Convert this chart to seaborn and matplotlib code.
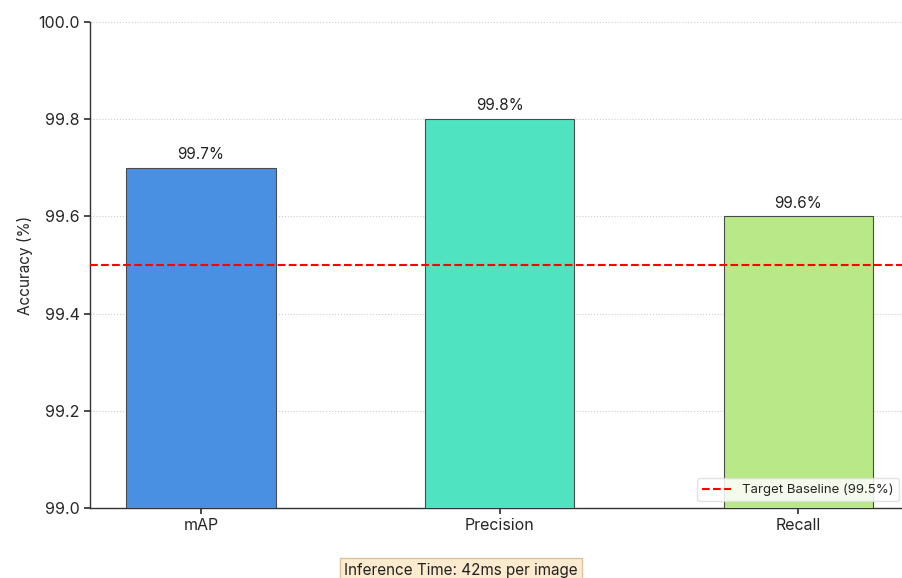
import matplotlib
matplotlib.use("Agg")
import matplotlib.pyplot as plt
import seaborn as sns
import pandas as pd

metrics = ["mAP", "Precision", "Recall"]
scores = [99.7, 99.8, 99.6]
bar_colors = ["#4A90E2", "#50E3C2", "#B8E986"]
baseline = 99.5
y_ticks = [99.0, 99.2, 99.4, 99.6, 99.8, 100.0]

sns.set_theme(style="white")
plt.rcParams["font.family"] = ["Inter", "DejaVu Sans"]

df = pd.DataFrame({"metric": metrics, "score": scores})

fig = plt.figure(figsize=(9.03, 5.78), dpi=100)
ax = fig.add_axes([90 / 903, 1 - 508 / 578, 1 - 90 / 903, (508 - 22) / 578])

sns.barplot(data=df, x="metric", y="score", hue="metric", palette=bar_colors,
            saturation=1, width=0.5, edgecolor="#4a4a4a", linewidth=0.8,
            legend=False, ax=ax, zorder=3)

for i, v in enumerate(scores):
    ax.text(i, v + 0.012, f"{v}%", ha="center", va="bottom", fontsize=11,
            color="#222222")

ax.axhline(baseline, color="red", linestyle="--", linewidth=1.5,
           label=f"Target Baseline ({baseline}%)", zorder=4)

ax.set_ylim(99.0, 100.0)
ax.set_xlim(-0.371, 2.35)
ax.set_yticks(y_ticks)
ax.set_yticklabels([f"{t:.1f}" for t in y_ticks])
ax.yaxis.grid(True, linestyle=":", color="#cccccc", linewidth=0.8, zorder=0)
ax.set_axisbelow(True)
ax.set_xlabel("")
ax.set_ylabel("Accuracy (%)", fontsize=11)
ax.tick_params(axis="both", labelsize=11.5, length=4, left=True, bottom=True,
               color="#333333")
for side in ("top", "right"):
    ax.spines[side].set_visible(False)
for side in ("left", "bottom"):
    ax.spines[side].set_color("#333333")
    ax.spines[side].set_linewidth(1.0)

ax.legend(loc="lower right", fontsize=9.5, frameon=True, framealpha=0.85,
          edgecolor="#dddddd", handlelength=2.2, bbox_to_anchor=(1.003, 0.0))

fig.text(461 / 903, 1 - 570 / 578, "Inference Time: 42ms per image",
         ha="center", va="center", fontsize=11, color="#222222",
         bbox=dict(boxstyle="square,pad=0.3", facecolor="#FDEBD0",
                   edgecolor="#d9c4a0", linewidth=1.0))

fig.savefig("out.png", dpi=100)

======

◆ **Task instructions**:
Go through the listing above and write it all out exactly, leaving out any picture.

◆ **Response below**:
Convert this chart to seaborn and matplotlib code.
import matplotlib
matplotlib.use("Agg")
import matplotlib.pyplot as plt
import seaborn as sns
import pandas as pd

metrics = ["mAP", "Precision", "Recall"]
scores = [99.7, 99.8, 99.6]
bar_colors = ["#4A90E2", "#50E3C2", "#B8E986"]
baseline = 99.5
y_ticks = [99.0, 99.2, 99.4, 99.6, 99.8, 100.0]

sns.set_theme(style="white")
plt.rcParams["font.family"] = ["Inter", "DejaVu Sans"]

df = pd.DataFrame({"metric": metrics, "score": scores})

fig = plt.figure(figsize=(9.03, 5.78), dpi=100)
ax = fig.add_axes([90 / 903, 1 - 508 / 578, 1 - 90 / 903, (508 - 22) / 578])

sns.barplot(data=df, x="metric", y="score", hue="metric", palette=bar_colors,
            saturation=1, width=0.5, edgecolor="#4a4a4a", linewidth=0.8,
            legend=False, ax=ax, zorder=3)

for i, v in enumerate(scores):
    ax.text(i, v + 0.012, f"{v}%", ha="center", va="bottom", fontsize=11,
            color="#222222")

ax.axhline(baseline, color="red", linestyle="--", linewidth=1.5,
           label=f"Target Baseline ({baseline}%)", zorder=4)

ax.set_ylim(99.0, 100.0)
ax.set_xlim(-0.371, 2.35)
ax.set_yticks(y_ticks)
ax.set_yticklabels([f"{t:.1f}" for t in y_ticks])
ax.yaxis.grid(True, linestyle=":", color="#cccccc", linewidth=0.8, zorder=0)
ax.set_axisbelow(True)
ax.set_xlabel("")
ax.set_ylabel("Accuracy (%)", fontsize=11)
ax.tick_params(axis="both", labelsize=11.5, length=4, left=True, bottom=True,
               color="#333333")
for side in ("top", "right"):
    ax.spines[side].set_visible(False)
for side in ("left", "bottom"):
    ax.spines[side].set_color("#333333")
    ax.spines[side].set_linewidth(1.0)

ax.legend(loc="lower right", fontsize=9.5, frameon=True, framealpha=0.85,
          edgecolor="#dddddd", handlelength=2.2, bbox_to_anchor=(1.003, 0.0))

fig.text(461 / 903, 1 - 570 / 578, "Inference Time: 42ms per image",
         ha="center", va="center", fontsize=11, color="#222222",
         bbox=dict(boxstyle="square,pad=0.3", facecolor="#FDEBD0",
                   edgecolor="#d9c4a0", linewidth=1.0))

fig.savefig("out.png", dpi=100)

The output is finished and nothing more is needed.